Uzbekistan’s northwestern region is home to one of the country’s most extraordinary museums. The Karakalpakstan State Museum of Art—also called the Nukus Museum, after its home city, or the Savitsky Collection, after its founder—features one of the world’s largest collections of avant-garde Russian art, as well as a wide range of both contemporary and folk art from Uzbekistan. Indeed, the collection is so impressively broad that the French magazine Telerama has dubbed the museum “the Louvre of the Steppes.” Read on to learn some incredible facts about this fascinating institution.
It was founded by a Russian artist.
It is impossible to separate the story of the Karakalpakstan State Museum from that of its founder, Igor Savitsky. Born into a wealthy Russian family in Kiev in 1915, Savitsky was educated in Moscow at the Surikov Art Institute. Like many Russians of his generation, he was fascinated by the culture and landscape of Central Asia, which he first encountered during World War II when students of the Surikov Institute were evacuated to the Uzbek city of Samarkand. But it was not until 1950 when, at the age of 35, his lifelong relationship with Uzbekistan truly began. In that year, Savitsky journeyed to the country’s northwestern Karakalpakstan region as part of an archaeological and ethnographic expedition. Fascinated by the region’s culture and people, he decided to settle in the area after the expedition was completed. Over the next few years, the beginnings of what would eventually become the Savitsky collection took shape, as he methodically gathered Karakalpak carpets, traditional costumes, jewelry, and other pieces of folk art, as well as work by contemporary Uzbek artists and Russian artists who had, like him, settled in Central Asia.

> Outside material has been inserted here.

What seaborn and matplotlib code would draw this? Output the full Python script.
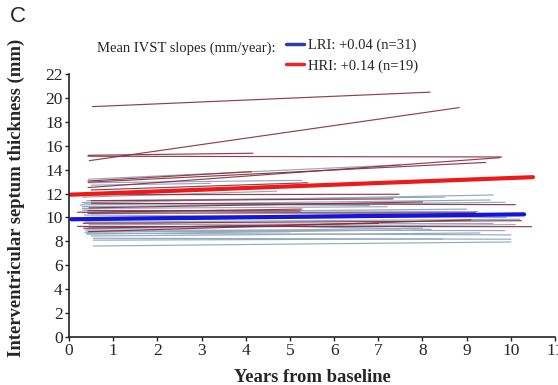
import matplotlib
matplotlib.use("Agg")
import matplotlib.pyplot as plt
import seaborn as sns
import pandas as pd
from matplotlib.lines import Line2D

# ---- data (start/end of each patient's regression line) ----
hri_x0 = [0.53, 0.46, 0.43, 0.43, 0.43, 0.43, 0.43, 0.50, 0.50, 0.51, 0.19, 0.43, 0.19, 0.32, 0.43, 0.43, 0.33, 0.50, 0.45]
hri_y0 = [19.27, 14.75, 15.20, 15.12, 12.95, 12.50, 13.05, 11.90, 11.40, 11.19, 10.43, 10.57, 9.25, 9.51, 8.81, 10.35, 9.10, 12.30, 10.80]
hri_x1 = [8.17, 8.83, 4.16, 9.79, 9.43, 9.75, 4.13, 7.47, 7.33, 10.10, 5.27, 5.23, 10.47, 10.24, 9.10, 9.20, 7.00, 5.40, 8.00]
hri_y1 = [20.48, 19.19, 15.37, 15.06, 14.60, 15.00, 13.83, 11.94, 11.55, 11.07, 10.70, 10.54, 9.23, 9.73, 9.80, 10.40, 9.50, 12.90, 11.30]

lri_x0 = [0.44, 0.44, 0.29, 0.25, 0.30, 0.30, 0.35, 0.35, 0.36, 0.40, 0.55, 0.55, 0.36, 0.40, 0.55, 0.40,
          0.30, 0.35, 0.45, 0.40, 0.30, 0.40, 0.50, 0.30, 0.45, 0.50, 0.40, 0.35, 0.45, 0.35, 0.50]
lri_y0 = [13.20, 12.90, 11.24, 11.05, 10.90, 10.60, 10.20, 9.60, 8.95, 8.68, 8.26, 7.61, 8.76, 8.60, 8.10, 11.40,
          10.75, 10.00, 9.40, 9.05, 11.70, 9.80, 8.45, 10.40, 8.85, 10.30, 9.60, 10.60, 9.15, 11.20, 12.70]
lri_x1 = [7.50, 5.27, 9.60, 9.53, 9.87, 9.25, 9.90, 10.20, 9.86, 10.00, 10.00, 10.00, 8.00, 7.50, 8.46, 8.50,
          7.20, 8.80, 9.60, 6.20, 4.70, 9.40, 9.30, 9.00, 5.00, 3.50, 8.20, 10.00, 10.10, 6.80, 3.20]
lri_y1 = [14.40, 13.10, 11.88, 11.46, 11.27, 10.49, 10.00, 9.85, 8.90, 8.54, 8.18, 7.95, 9.10, 8.95, 8.20, 11.70,
          10.90, 10.30, 9.50, 9.30, 12.20, 10.10, 8.70, 10.70, 8.80, 10.60, 9.00, 10.20, 9.40, 11.00, 12.85]

# mean regression lines
lri_mean_x = [0.05, 10.30]
lri_mean_y = [9.85, 10.26]
hri_mean_x = [0.00, 10.50]
hri_mean_y = [11.90, 13.37]

lri_label = "LRI: +0.04 (n=31)"
hri_label = "HRI: +0.14 (n=19)"

# ---- build long table ----
rows = []
for i, (a, b, c, d) in enumerate(zip(lri_x0, lri_y0, lri_x1, lri_y1)):
    rows += [("LRI", f"L{i}", a, b), ("LRI", f"L{i}", c, d)]
for i, (a, b, c, d) in enumerate(zip(hri_x0, hri_y0, hri_x1, hri_y1)):
    rows += [("HRI", f"H{i}", a, b), ("HRI", f"H{i}", c, d)]
df = pd.DataFrame(rows, columns=["group", "pid", "year", "ivst"])

mean_df = pd.DataFrame({
    "group": ["LRI"] * 2 + ["HRI"] * 2,
    "year": lri_mean_x + hri_mean_x,
    "ivst": lri_mean_y + hri_mean_y,
})

sns.set_style("ticks")
plt.rcParams["font.family"] = ["Liberation Serif", "DejaVu Serif"]

fig = plt.figure(figsize=(5.58, 3.85), dpi=100)
ax = fig.add_axes([0.1237, 0.1247, 0.871, 0.6831])

# individual lines: LRI first then HRI on top
sns.lineplot(data=df[df.group == "LRI"], x="year", y="ivst", units="pid", estimator=None,
             color="#94aac0", lw=0.85, ax=ax, legend=False)
sns.lineplot(data=df[df.group == "HRI"], x="year", y="ivst", units="pid", estimator=None,
             color="#862a3a", lw=0.85, ax=ax, legend=False, alpha=0.9)
# mean lines
sns.lineplot(data=mean_df[mean_df.group == "LRI"], x="year", y="ivst", color="#1515e0", lw=3.0, ax=ax,
             legend=False)
sns.lineplot(data=mean_df[mean_df.group == "HRI"], x="year", y="ivst", color="#ee1a1a", lw=3.0, ax=ax,
             legend=False)

ax.set_xlim(0, 11)
ax.set_ylim(0, 22)
ax.set_xticks(range(0, 12))
ax.set_yticks(range(0, 23, 2))
ax.tick_params(axis="both", labelsize=12.5, length=3, width=1, color="#222222", pad=1.5)
for s in ["top", "right"]:
    ax.spines[s].set_visible(False)
for s in ["left", "bottom"]:
    ax.spines[s].set_linewidth(1.2)
    ax.spines[s].set_color("#222222")

ax.set_xlabel("Years from baseline", fontsize=13.4, fontweight="bold", labelpad=7)
ax.set_ylabel("Interventricular septum thickness (mm)", fontsize=13.4, fontweight="bold")
ax.yaxis.set_label_coords(-0.09, 0.53)

# legend
fig.text(97 / 558, 1 - 48 / 385, "Mean IVST slopes (mm/year):", fontsize=10.5, va="center", ha="left")
handles = [Line2D([], [], color="#2b3fa0", lw=2.5), Line2D([], [], color="#e8242c", lw=2.5)]
fig.legend(handles, [lri_label, hri_label], loc="upper left", bbox_to_anchor=(286 / 558, 1 - 39 / 385),
           frameon=False, fontsize=10.5, handlelength=1.2, handletextpad=0.3, labelspacing=0.45,
           borderaxespad=0, borderpad=0)

fig.text(10 / 558, 1 - 16 / 385, "C", fontsize=16, family="Liberation Sans", va="center", ha="left")

fig.savefig("out.png", dpi=100)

In the 1910s and 1920s, the Russian art scene emerged, as trail-blazing, avant-garde artists worked to uproot conventional traditions and develop bold new forms, like abstractionism, that helped to define the artistic canon of the 20th century. But things changed for artists when Stalin came to power: socialist realism in art became the order of the day. Igor Savitsky became increasingly concerned that an entire generation of Russian artists and their work would simply disappear due to cultural policies. And so, while at the same time that he was amassing a collection of Karakalpak folk art, Savitsky embarked on a mission to rescue as many works by these artists as he could. During the 1950s and 1960s, he made repeated trips to Moscow and Leningrad, meeting with the artists’ heirs and acquiring a remarkable assortment of work, which he was then able to house in the city of Nukus. In 1966, after having inspired the confidence of local officials, Savitsky was finally able to establish the Karakalpakstan State Museum of Art as a formal home for these works and other items from his collection.
The collections cover five main sections.
Today, visitors to the Karakalpakstan State Museum can view work from five thematic categories:
Uzbek art of the 1920s and 1930s—Uzbek art and culture of this period was strongly shaped by the influences of architectural, applied, and decorative arts, as well as by the Islamic tradition forbidding representational art.
20th century Russian avant-garde—Savitsky played a vitally important role in rescuing thousands of works by Russian avant-garde artists. One art critic even said that the Savitsky collection helps to “tell the story of the twilight zone of the Russian avant-garde.”
Karakalpak folk art—This extraordinary collection, which was one of the original reasons why the museum was founded, includes some 70,000 items including rugs, embroidery, printed leather, carved and inlaid wood, and jewelry.
Karakalpakstan contemporary art—Savitsky himself helped to train a generation—some say the first generation—of contemporary artists from Karakalpakstan, many of whom incorporated traditional methods into their decidedly modern vision.
Archaeology and ancient Khorezm—The ancient kingdom of Khorezm occupied a vast territory, including present-day Karakalpakstan and northern Uzbekistan. The museum is home to many exceptional Khorezm artifacts, including coins, statues, and ceramic pipes from an ancient sewage system.